Monday, June 17, 2013

Torn

I'm still tired.  I took a day off, slept in, and I'm still tired.  Ever just lose all your steam?  I'm there.  Nothing seems to work right for me.  I'm still trying to get one swatch done, and I'm not happy with it.  So, part of it came out (the pattern part - the swatch was a sc and pattern swatch and the pattern part has been ripped back).  I'm out of steam, no motivation, tired, lacking in get up and go.  My socks are slow-going, and I had so many ideas but I can't get going.


I took a nap every day when I was off, and I'm still tired.  I feel okay, but just not quite there.  I ate fairly well too; nothing super salty or bad for me.  I think part of it is that I can't get my back to stop hurting.
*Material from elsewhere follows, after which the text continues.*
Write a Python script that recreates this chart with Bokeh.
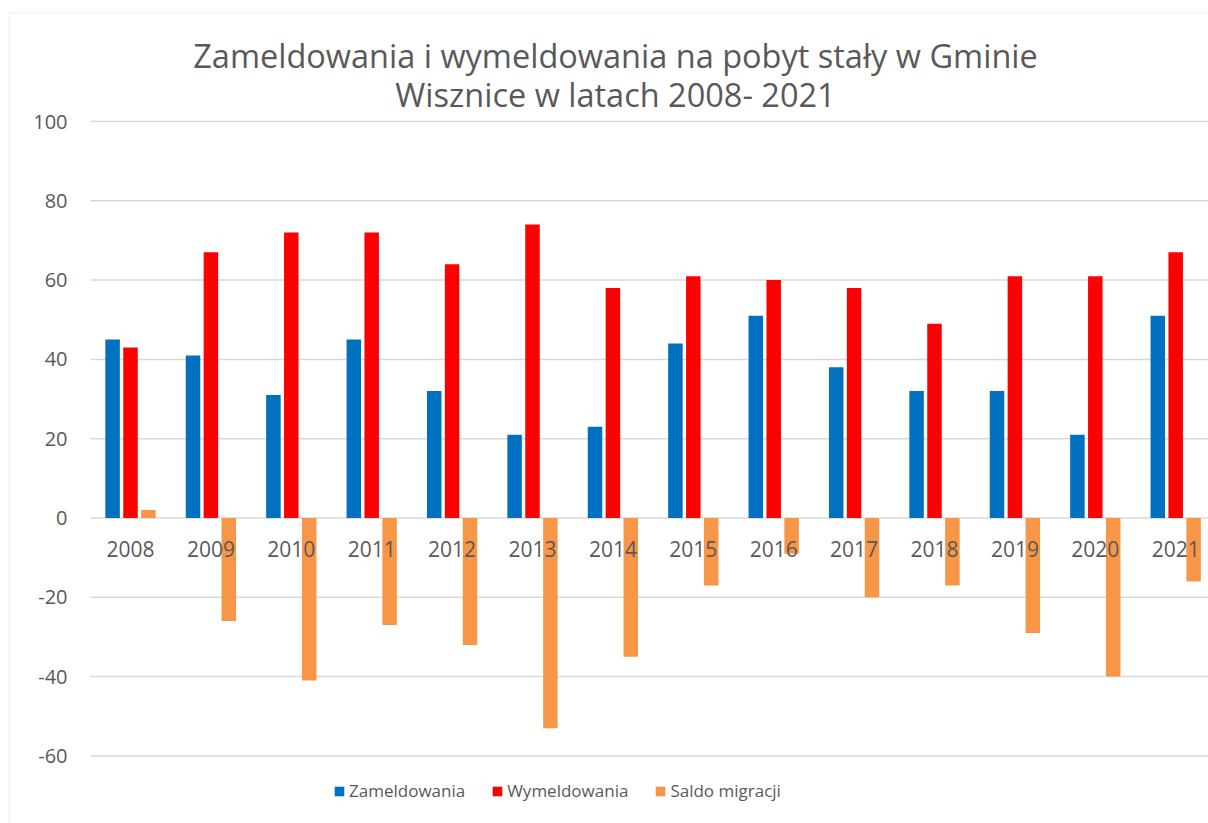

When you live in pain, it's hard to feel normal.  The problem is that it's not horrible, excruciating pain, so I function pretty well.  Most people don't know.  It doesn't really show.  But I know it's there.  It's like having shin splints - it doesn't hurt through everything, and there's not a whole lot that you can do about it, so you just have to live with it and not run.  Only it's not running that makes me hurt - it's bending over.  I've found I tense my shoulders when knitting as well.  I feel almost like a big bundle of tension.  But I can't get rid of it.  I don't know if it's just leftover from my last job, or if it's just my life now.  I try to get as much rest as possible, but it's like it's never enough, and I can only stay in bed so long before it's just not comfortable any more.  Maybe I just need a massage.  Maybe I should drink more water.  Maybe I just need a vacation.
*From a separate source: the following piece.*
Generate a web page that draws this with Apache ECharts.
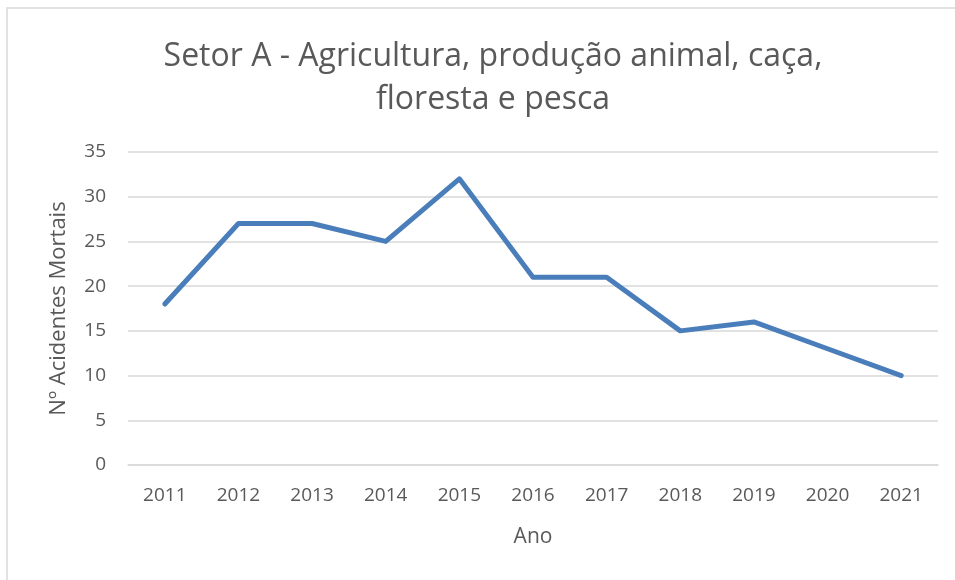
<!DOCTYPE html>
<html>
<head>
<meta charset="utf-8">
<script src="https://cdn.jsdelivr.net/npm/echarts@6/dist/echarts.min.js"></script>
<style>
  html, body { margin: 0; padding: 0; background: #fff; }
  #chart { width: 955px; height: 580px; }
</style>
</head>
<body>
<div id="chart"></div>
<script>
  const years = ['2011', '2012', '2013', '2014', '2015', '2016', '2017', '2018', '2019', '2020', '2021'];
  const deaths = [18, 27, 27, 25, 32, 21, 21, 15, 16, 13, 10];
  const yTicks = [0, 5, 10, 15, 20, 25, 30, 35];

  const textColor = '#595959';
  const fontFamily = 'Open Sans, Noto Sans, sans-serif';

  const chart = echarts.init(document.getElementById('chart'));
  const option = {
    animation: false,
    backgroundColor: '#fff',
    graphic: [{
      type: 'rect',
      shape: { x: 7, y: 8, width: 960, height: 590 },
      style: { fill: 'none', stroke: '#d9d9d9', lineWidth: 1.5 },
      z: -1
    }],
    title: {
      text: 'Setor A - Agricultura, produção animal, caça,\nfloresta e pesca',
      left: 488,
      textAlign: 'center',
      top: 30,
      textStyle: {
        color: textColor,
        fontFamily: fontFamily,
        fontWeight: 'normal',
        fontSize: 32,
        lineHeight: 43
      }
    },
    grid: {
      left: 128,
      right: 17,
      top: 152,
      bottom: 115
    },
    xAxis: {
      type: 'category',
      data: years,
      boundaryGap: true,
      name: 'Ano',
      nameLocation: 'middle',
      nameGap: 62,
      nameTextStyle: { color: textColor, fontFamily: fontFamily, fontSize: 21 },
      axisLine: { show: true, lineStyle: { color: '#d9d9d9', width: 1.5 } },
      axisTick: { show: false },
      axisLabel: { color: textColor, fontFamily: fontFamily, fontSize: 19, margin: 21 }
    },
    yAxis: {
      type: 'value',
      min: yTicks[0],
      max: yTicks[yTicks.length - 1],
      interval: 5,
      name: 'Nº Acidentes Mortais',
      nameLocation: 'middle',
      nameGap: 58,
      nameRotate: 90,
      nameTextStyle: { color: textColor, fontFamily: fontFamily, fontSize: 22 },
      axisLine: { show: false },
      axisTick: { show: false },
      axisLabel: { color: textColor, fontFamily: fontFamily, fontSize: 19, margin: 22 },
      splitLine: { lineStyle: { color: '#d9d9d9', width: 1.5 } }
    },
    series: [{
      type: 'line',
      data: deaths,
      showSymbol: false,
      symbol: 'none',
      lineStyle: { color: '#4a7ebb', width: 5, cap: 'round', join: 'round' }
    }]
  };
  chart.setOption(option);
</script>
</body>
</html>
I think everyone's going through something like this: the Yarn Harlot, Truly Myrtle, Luvinthemommyhood, and I'm sure others are as well.  Maybe we're all just tired; maybe life is just getting overwhelming.  Maybe we're all expounding so much energy, and it's catching up to us now.  In any case, I may change my diet a bit, and see if that will help.  It's just hard to get started some days.